The most obscure of these three is a movie I saw one afternoon on TV. It stuck with me for years afterward. At 161 votes, I think it’s safe to say that practically no one else has seen it. A Grande Arte, retitled Exposure for US release, is about a photographer who travels to Brazil for a project. He starts as a pacifist, appalled by the violence he sees there, and ends up becoming a knife fighter himself in order to take vengeance on the killer of one of his models. It’s a dark, gritty film with none of the Hollywood flash you would expect given the subject matter. Peter Coyote’s character changes believably over the course of the movie and does not take those changes lightly. The relatively few fights (given the atmosphere of violence deliberately cultured by the director) are realistic and very nasty.
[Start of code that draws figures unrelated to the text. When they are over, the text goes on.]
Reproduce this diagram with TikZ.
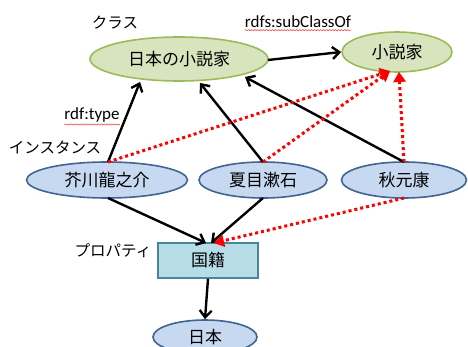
\documentclass[tikz,border=0pt]{standalone}
\usepackage{fontspec}
\setmainfont{Carlito}
\newfontfamily\jp{Noto Sans CJK JP}
\usetikzlibrary{arrows.meta,decorations.pathmorphing,shapes.geometric}
\definecolor{gfill}{RGB}{215,228,189}
\definecolor{gline}{RGB}{155,187,89}
\definecolor{bfill}{RGB}{198,217,241}
\definecolor{bline}{RGB}{65,100,145}
\definecolor{tfill}{RGB}{183,221,232}
\definecolor{tline}{RGB}{70,135,155}
\definecolor{rdot}{RGB}{255,0,0}
\tikzset{
  cls/.style={ellipse, draw=gline, fill=gfill, line width=1.6pt, inner sep=0pt, font=\jp\fontsize{17}{19}\selectfont},
  inst/.style={ellipse, draw=bline, fill=bfill, line width=1.6pt, inner sep=0pt, font=\jp\fontsize{17}{19}\selectfont},
  prop/.style={rectangle, draw=tline, fill=tfill, line width=1.6pt, inner sep=0pt, font=\jp\fontsize{17}{19}\selectfont},
  lbl/.style={font=\jp\fontsize{15.5}{17}\selectfont, inner sep=0pt},
  elbl/.style={font=\fontsize{17}{19}\selectfont, inner sep=0pt},
  arr/.style={line width=2.4pt, -{Straight Barb[length=7pt,width=12pt,line width=2.4pt]}},
  rarr/.style={rdot, line width=3pt, dash pattern=on 3pt off 3pt, -{Triangle[length=10pt,width=13pt,line width=0pt,fill=rdot]}},
  squig/.style={red!70, line width=0.6pt, decorate, decoration={snake, amplitude=0.6pt, segment length=3pt}},
}
\begin{document}
\begin{tikzpicture}[x=1pt,y=-1pt]
\useasboundingbox (0,0) rectangle (468,347);
\node[cls, minimum width=178pt, minimum height=44pt] (jn) at (179,59) {日本の小説家};
\node[cls, minimum width=110pt, minimum height=40pt] (sk) at (397,52) {小説家};
\node[inst, minimum width=161pt, minimum height=36pt] (ak) at (107,180) {芥川龍之介};
\node[inst, minimum width=128pt, minimum height=36pt] (ns) at (263,180) {夏目漱石};
\node[inst, minimum width=125pt, minimum height=36pt] (ay) at (404,180) {秋元康};
\node[prop, minimum width=100pt, minimum height=35pt] (kk) at (208,260.5) {国籍};
\node[inst, minimum width=104pt, minimum height=34pt] (nh) at (205,337) {日本};
\node[lbl] (lcls) at (115,23) {クラス};
\node[elbl] (lsub) at (298,22) {rdfs:subClassOf};
\draw[squig] ([yshift=-2pt]lsub.south west) -- ([yshift=-2pt]lsub.south east);
\node[elbl] (ltype) at (92,115) {rdf:type};
\draw[squig] ([yshift=-2pt]ltype.south west) -- ([yshift=-2pt]ltype.south east);
\node[lbl] (linst) at (55,148) {インスタンス};
\node[lbl] (lprop) at (113,251) {プロパティ};
% coordinates on borders
\coordinate (akt) at (108,162);
\coordinate (nst) at (263,162);
\coordinate (ayt) at (404,162);
\coordinate (akb) at (108,198);
\coordinate (nsb) at (263,198);
\coordinate (ayb) at (404,198);
\coordinate (jnr) at (268,60);
\coordinate (jn1) at (140,82);
\coordinate (jn2) at (200,83);
\coordinate (jn3) at (245,77);
\coordinate (kk1) at (206,243);
\coordinate (kk2) at (211,243);
\coordinate (kk3) at (214,243);
\coordinate (sk1) at (390,71);
\coordinate (sk2) at (399,72);
% black arrows
\draw[arr] (jnr) -- (sk.west);
\draw[arr] (akt) -- (jn1);
\draw[arr] (nst) -- (jn2);
\draw[arr] (ayt) -- (jn3);
\draw[arr] (akb) -- (kk1);
\draw[arr] (nsb) -- (kk2);
\draw[arr] (kk.south) -- (nh.north);
% red dotted
\draw[rarr] (akt) -- (sk1);
\draw[rarr] (nst) -- (sk1);
\draw[rarr] (ayt) -- (sk2);
\draw[rarr] (ayb) -- (kk3);
\end{tikzpicture}
\end{document}
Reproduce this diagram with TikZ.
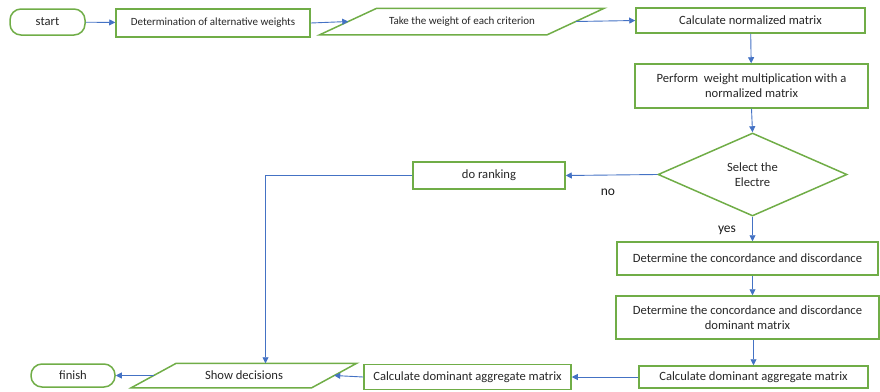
\documentclass[tikz,border=0pt]{standalone}
\usepackage{fontspec}
\setmainfont{Carlito}
\usetikzlibrary{shapes.geometric,
	arrows.meta,
	calc}
\definecolor{boxgreen}{RGB}{112,173,71}
\definecolor{linkblue}{RGB}{68,114,196}
\tikzstyle{proc}=[draw=boxgreen, line width=1.5pt, rectangle, inner sep=0, align=center, text=black!85, font=\fontsize{12.6}{15}\selectfont]
\tikzstyle{term}=[proc, rounded corners=11pt]
\tikzstyle{io}=[proc, draw=none]
\tikzstyle{frame}=[draw=boxgreen, line width=1.5pt]
\tikzstyle{choice}=[proc, diamond, aspect=2.3]
\tikzstyle{small}=[font=\fontsize{11}{13}\selectfont]
\tikzstyle{link}=[draw=linkblue, line width=0.9pt, -{Triangle[length=6pt,width=6pt]}]
\tikzstyle{lbl}=[inner sep=0, text=black!90, font=\fontsize{13.5}{15}\selectfont]
% parallelogram outline round the body of an io node
\newcommand{\slantframe}[2]{\draw[frame] ($(#1.south west)+(-#2,0)$) -- ($(#1.north west)+(#2,0)$) -- ($(#1.north east)+(#2,0)$) -- ($(#1.south east)+(-#2,0)$) -- cycle;}

\begin{document}
\begin{tikzpicture}[x=1pt,y=-1pt]
                \useasboundingbox (0,0) rectangle (880,391);
                % top row
                \node[term, minimum width=75pt, minimum height=26pt] (start) at (47.5,22) {start};
                \node[proc, small, minimum width=194pt, minimum height=28pt] (weights) at (213,23) {Determination of alternative weights};
                \node[io, small, minimum width=226pt, minimum height=25pt] (criterion) at (462,21.5) {Take the weight of each criterion};
                \slantframe{criterion}{28.5}
                \node[proc, minimum width=229pt, minimum height=25pt] (normal) at (750.5,20.5) {Calculate normalized matrix};
                % right column
                \node[proc, minimum width=233pt, minimum height=44pt] (multiply) at (751.5,86) {Perform\ \ weight multiplication with a\\normalized matrix};
                \node[choice, minimum width=189pt, minimum height=83pt] (electre) at (752.5,174.5) {Select the\\Electre};
                \node[proc, minimum width=152pt, minimum height=27pt] (ranking) at (489,175.5) {do ranking};
                \node[proc, minimum width=261pt, minimum height=33pt] (concord) at (747.5,258.5) {Determine the concordance and discordance};
                \node[proc, minimum width=263pt, minimum height=43pt] (dominant) at (747.5,317.5) {Determine the concordance and discordance\\dominant matrix};
                % bottom row
                \node[proc, minimum width=229pt, minimum height=22pt] (aggright) at (753.5,377) {Calculate dominant aggregate matrix};
                \node[proc, minimum width=207pt, minimum height=25pt] (aggleft) at (467.5,377) {Calculate dominant aggregate matrix};
                \node[io, minimum width=179pt, minimum height=23pt] (decide) at (244,375.5) {Show decisions};
                \slantframe{decide}{22.5}
                \node[term, minimum width=84pt, minimum height=23pt] (finish) at (73,375.5) {finish};
                % labels
                \node[lbl] (lblno) at (608,192) {no};
                \node[lbl] (lblyes) at (727,230) {yes};
                \coordinate (turn) at (265.5,175.5);
                % connectors
                \draw[link] (start) -- (weights);
                \draw[link] (weights.east) -- (criterion.west);
                \draw[link] (criterion.east) -- (normal.west);
                \draw[link] (normal) -- (multiply);
                \draw[link] (multiply.south) -- (electre.north);
                \draw[link] (electre.west) -- (ranking.east);
                \draw[link] (electre.south) -- (concord.north -| electre.south);
                \draw[link] (concord.south -| electre.south) -- (dominant.north -| electre.south);
                \draw[link] (dominant.south -| aggright.north) -- (aggright.north);
                \draw[link] (aggright) -- (aggleft);
                \draw[link] (aggleft.west) -- (decide.east);
                \draw[link] (decide.west) -- (finish.east);
                \draw[link] (ranking.west) -- (turn) -- (turn |- decide.north);
\end{tikzpicture}
\end{document}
I also tried to find a film that I thought was titled simply “The Music Box,” but which doesn’t seem to be listed on IMDB. It’s a quirky little film with no dialog that I remember. A mousy little man in late middle age finds a music box in a pawn shop one day when he stops in on impulse one day on his way home from work. He opens the music box and is surprised when angels (played by three black men dressed in white suits) appear and cheerful music starts starts to play. The music is so compelling that his entire demeanor changes and he begins to dance.
He buys it and opens it sometimes when he is unbearably depressed by his life. He initially keeps it a secret but his wife eventually finds out about it and is also uplifted. There is no real ending to the film. The contrast between the drab urban environment and the angel scenes is one of the elements that made this movie stand out to me. The communication between the man, his wife, and the angels is entirely through body language.
If anyone has seen this movie, I’d love it if you’d give me some information on how to find it. The last time I saw it was when I was about 15.